| Exercise requirements |
Repeat verbatim only the lines from the one with "Generate a LaTeX" through the one with "(e2.209) -- (two.east);", both ends kept. Pictures stay out.

(Entries with chart source code)
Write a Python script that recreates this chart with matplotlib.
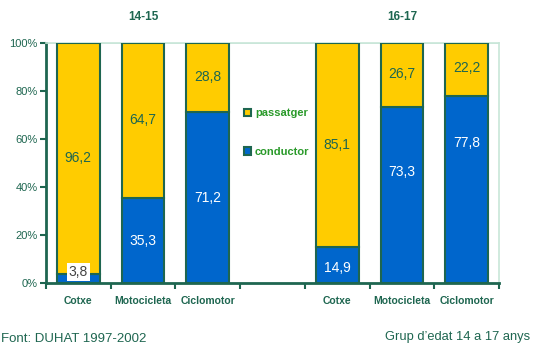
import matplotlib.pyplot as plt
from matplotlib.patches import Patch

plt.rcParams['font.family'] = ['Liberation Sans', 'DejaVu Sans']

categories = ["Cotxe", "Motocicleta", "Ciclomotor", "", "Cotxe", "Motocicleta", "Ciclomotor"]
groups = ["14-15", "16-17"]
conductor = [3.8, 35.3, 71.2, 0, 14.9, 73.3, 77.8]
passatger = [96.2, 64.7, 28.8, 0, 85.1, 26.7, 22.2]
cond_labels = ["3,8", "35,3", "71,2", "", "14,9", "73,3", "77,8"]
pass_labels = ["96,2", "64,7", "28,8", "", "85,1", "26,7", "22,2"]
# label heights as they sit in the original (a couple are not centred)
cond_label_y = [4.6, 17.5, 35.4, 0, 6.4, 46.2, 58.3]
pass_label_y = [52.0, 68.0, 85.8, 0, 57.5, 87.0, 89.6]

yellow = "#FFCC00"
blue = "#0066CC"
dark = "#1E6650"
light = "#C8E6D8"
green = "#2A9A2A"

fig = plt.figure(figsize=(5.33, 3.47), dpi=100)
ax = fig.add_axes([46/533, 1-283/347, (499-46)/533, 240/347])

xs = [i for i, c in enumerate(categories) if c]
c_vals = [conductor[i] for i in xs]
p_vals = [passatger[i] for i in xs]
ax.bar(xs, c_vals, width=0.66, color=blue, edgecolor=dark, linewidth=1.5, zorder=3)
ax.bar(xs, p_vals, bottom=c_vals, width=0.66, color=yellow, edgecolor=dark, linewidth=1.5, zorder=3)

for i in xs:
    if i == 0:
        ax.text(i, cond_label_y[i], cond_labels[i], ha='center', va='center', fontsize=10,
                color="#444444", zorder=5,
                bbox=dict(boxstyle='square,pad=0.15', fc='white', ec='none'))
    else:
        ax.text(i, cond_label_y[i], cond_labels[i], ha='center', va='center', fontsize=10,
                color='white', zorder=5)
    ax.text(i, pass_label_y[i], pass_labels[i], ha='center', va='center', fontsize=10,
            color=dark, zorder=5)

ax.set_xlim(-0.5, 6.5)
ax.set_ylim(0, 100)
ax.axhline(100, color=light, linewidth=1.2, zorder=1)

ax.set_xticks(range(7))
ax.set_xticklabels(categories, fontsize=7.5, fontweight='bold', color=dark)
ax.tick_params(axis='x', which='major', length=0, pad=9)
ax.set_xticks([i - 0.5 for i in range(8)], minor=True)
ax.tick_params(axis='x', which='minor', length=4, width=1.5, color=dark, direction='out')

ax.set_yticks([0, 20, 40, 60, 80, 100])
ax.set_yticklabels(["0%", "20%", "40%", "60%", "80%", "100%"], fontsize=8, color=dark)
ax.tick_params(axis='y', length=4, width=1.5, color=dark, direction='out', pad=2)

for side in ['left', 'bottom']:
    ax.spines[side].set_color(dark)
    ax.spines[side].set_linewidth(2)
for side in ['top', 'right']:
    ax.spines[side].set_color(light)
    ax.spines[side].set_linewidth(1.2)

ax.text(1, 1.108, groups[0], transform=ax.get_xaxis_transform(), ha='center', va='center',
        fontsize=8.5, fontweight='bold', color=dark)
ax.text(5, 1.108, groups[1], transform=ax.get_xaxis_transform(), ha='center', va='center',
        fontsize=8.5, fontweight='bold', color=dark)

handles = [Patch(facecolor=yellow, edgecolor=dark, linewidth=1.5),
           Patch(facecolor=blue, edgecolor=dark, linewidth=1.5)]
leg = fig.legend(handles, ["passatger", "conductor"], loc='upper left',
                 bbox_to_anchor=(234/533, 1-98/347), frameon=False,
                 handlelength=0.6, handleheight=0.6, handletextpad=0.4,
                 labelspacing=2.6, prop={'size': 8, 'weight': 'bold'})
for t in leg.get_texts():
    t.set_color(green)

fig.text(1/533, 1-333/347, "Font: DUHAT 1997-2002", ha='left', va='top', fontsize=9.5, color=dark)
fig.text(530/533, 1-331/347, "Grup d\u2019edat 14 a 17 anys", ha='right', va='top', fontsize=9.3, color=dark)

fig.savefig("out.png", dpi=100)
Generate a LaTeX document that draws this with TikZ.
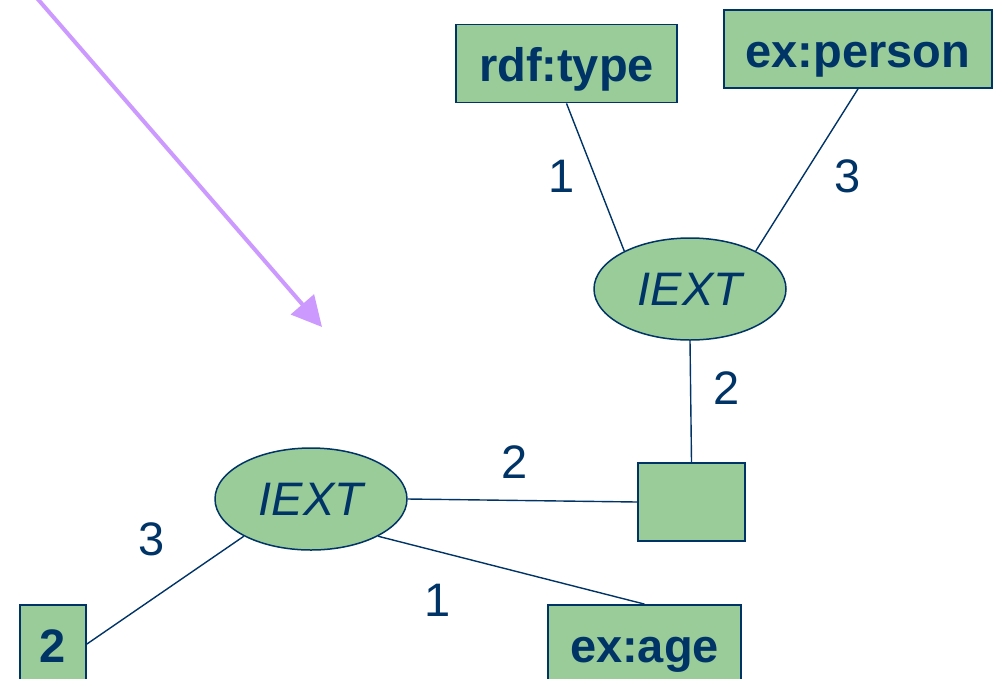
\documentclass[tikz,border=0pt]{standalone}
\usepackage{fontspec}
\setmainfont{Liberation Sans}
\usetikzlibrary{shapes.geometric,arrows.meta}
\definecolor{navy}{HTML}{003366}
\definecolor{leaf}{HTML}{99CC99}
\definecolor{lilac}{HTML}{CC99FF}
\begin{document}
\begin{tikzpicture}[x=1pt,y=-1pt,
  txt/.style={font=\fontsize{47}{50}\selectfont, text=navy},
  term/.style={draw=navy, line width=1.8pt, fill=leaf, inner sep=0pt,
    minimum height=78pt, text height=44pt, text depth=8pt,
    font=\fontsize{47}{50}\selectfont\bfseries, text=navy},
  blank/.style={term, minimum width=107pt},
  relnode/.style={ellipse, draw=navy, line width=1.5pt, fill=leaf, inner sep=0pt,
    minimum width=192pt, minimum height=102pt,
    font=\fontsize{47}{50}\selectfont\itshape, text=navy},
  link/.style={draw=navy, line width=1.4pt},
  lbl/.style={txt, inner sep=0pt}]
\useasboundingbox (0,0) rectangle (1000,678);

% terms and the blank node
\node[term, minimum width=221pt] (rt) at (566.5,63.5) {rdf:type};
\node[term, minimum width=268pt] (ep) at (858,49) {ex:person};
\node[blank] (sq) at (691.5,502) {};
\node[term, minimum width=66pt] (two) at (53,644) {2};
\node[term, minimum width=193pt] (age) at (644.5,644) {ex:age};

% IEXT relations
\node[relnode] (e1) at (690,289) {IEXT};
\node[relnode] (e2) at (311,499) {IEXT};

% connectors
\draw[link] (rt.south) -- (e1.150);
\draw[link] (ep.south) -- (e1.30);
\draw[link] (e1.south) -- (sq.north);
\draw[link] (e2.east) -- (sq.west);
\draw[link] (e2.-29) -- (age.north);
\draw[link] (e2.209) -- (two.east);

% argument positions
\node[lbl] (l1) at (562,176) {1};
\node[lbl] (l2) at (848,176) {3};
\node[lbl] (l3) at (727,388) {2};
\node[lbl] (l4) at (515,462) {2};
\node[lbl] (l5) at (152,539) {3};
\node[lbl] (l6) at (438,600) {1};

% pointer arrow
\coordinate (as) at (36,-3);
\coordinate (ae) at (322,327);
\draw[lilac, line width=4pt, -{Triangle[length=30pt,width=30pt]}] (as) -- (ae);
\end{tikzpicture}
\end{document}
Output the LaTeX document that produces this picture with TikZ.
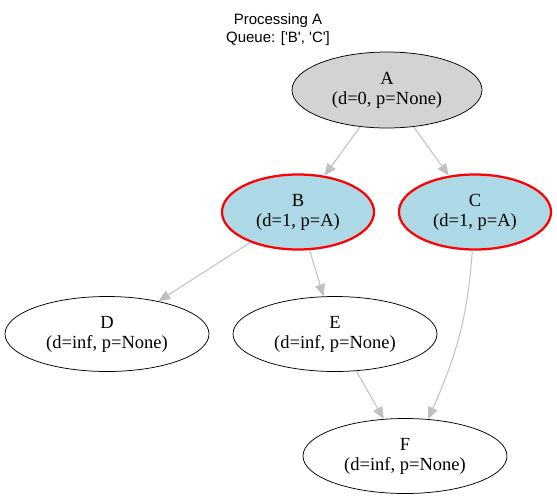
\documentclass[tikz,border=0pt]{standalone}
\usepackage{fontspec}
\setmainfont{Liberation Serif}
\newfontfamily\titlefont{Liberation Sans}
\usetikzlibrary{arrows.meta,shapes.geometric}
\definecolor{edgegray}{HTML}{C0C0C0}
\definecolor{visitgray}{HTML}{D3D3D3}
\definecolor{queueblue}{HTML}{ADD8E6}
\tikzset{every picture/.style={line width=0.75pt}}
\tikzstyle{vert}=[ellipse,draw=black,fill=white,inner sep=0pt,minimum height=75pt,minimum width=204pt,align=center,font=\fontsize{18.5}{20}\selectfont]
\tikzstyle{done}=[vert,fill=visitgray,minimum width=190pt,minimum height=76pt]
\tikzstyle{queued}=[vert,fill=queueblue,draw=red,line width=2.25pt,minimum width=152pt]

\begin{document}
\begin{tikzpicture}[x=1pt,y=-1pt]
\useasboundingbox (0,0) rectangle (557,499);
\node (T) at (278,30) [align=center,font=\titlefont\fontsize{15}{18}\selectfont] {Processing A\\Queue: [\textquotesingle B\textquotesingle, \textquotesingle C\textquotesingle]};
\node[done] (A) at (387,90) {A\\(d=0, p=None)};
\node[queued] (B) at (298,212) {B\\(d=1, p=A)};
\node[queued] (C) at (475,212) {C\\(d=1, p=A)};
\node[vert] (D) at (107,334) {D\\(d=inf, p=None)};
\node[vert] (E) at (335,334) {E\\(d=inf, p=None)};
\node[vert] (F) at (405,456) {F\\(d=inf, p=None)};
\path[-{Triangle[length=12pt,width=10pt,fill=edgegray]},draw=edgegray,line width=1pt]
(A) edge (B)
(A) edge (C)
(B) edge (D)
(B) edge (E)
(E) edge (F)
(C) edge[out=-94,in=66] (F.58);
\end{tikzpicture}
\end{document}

| Answer to this task |
Generate a LaTeX document that draws this with TikZ.
\documentclass[tikz,border=0pt]{standalone}
\usepackage{fontspec}
\setmainfont{Liberation Sans}
\usetikzlibrary{shapes.geometric,arrows.meta}
\definecolor{navy}{HTML}{003366}
\definecolor{leaf}{HTML}{99CC99}
\definecolor{lilac}{HTML}{CC99FF}
\begin{document}
\begin{tikzpicture}[x=1pt,y=-1pt,
  txt/.style={font=\fontsize{47}{50}\selectfont, text=navy},
  term/.style={draw=navy, line width=1.8pt, fill=leaf, inner sep=0pt,
    minimum height=78pt, text height=44pt, text depth=8pt,
    font=\fontsize{47}{50}\selectfont\bfseries, text=navy},
  blank/.style={term, minimum width=107pt},
  relnode/.style={ellipse, draw=navy, line width=1.5pt, fill=leaf, inner sep=0pt,
    minimum width=192pt, minimum height=102pt,
    font=\fontsize{47}{50}\selectfont\itshape, text=navy},
  link/.style={draw=navy, line width=1.4pt},
  lbl/.style={txt, inner sep=0pt}]
\useasboundingbox (0,0) rectangle (1000,678);

% terms and the blank node
\node[term, minimum width=221pt] (rt) at (566.5,63.5) {rdf:type};
\node[term, minimum width=268pt] (ep) at (858,49) {ex:person};
\node[blank] (sq) at (691.5,502) {};
\node[term, minimum width=66pt] (two) at (53,644) {2};
\node[term, minimum width=193pt] (age) at (644.5,644) {ex:age};

% IEXT relations
\node[relnode] (e1) at (690,289) {IEXT};
\node[relnode] (e2) at (311,499) {IEXT};

% connectors
\draw[link] (rt.south) -- (e1.150);
\draw[link] (ep.south) -- (e1.30);
\draw[link] (e1.south) -- (sq.north);
\draw[link] (e2.east) -- (sq.west);
\draw[link] (e2.-29) -- (age.north);
\draw[link] (e2.209) -- (two.east);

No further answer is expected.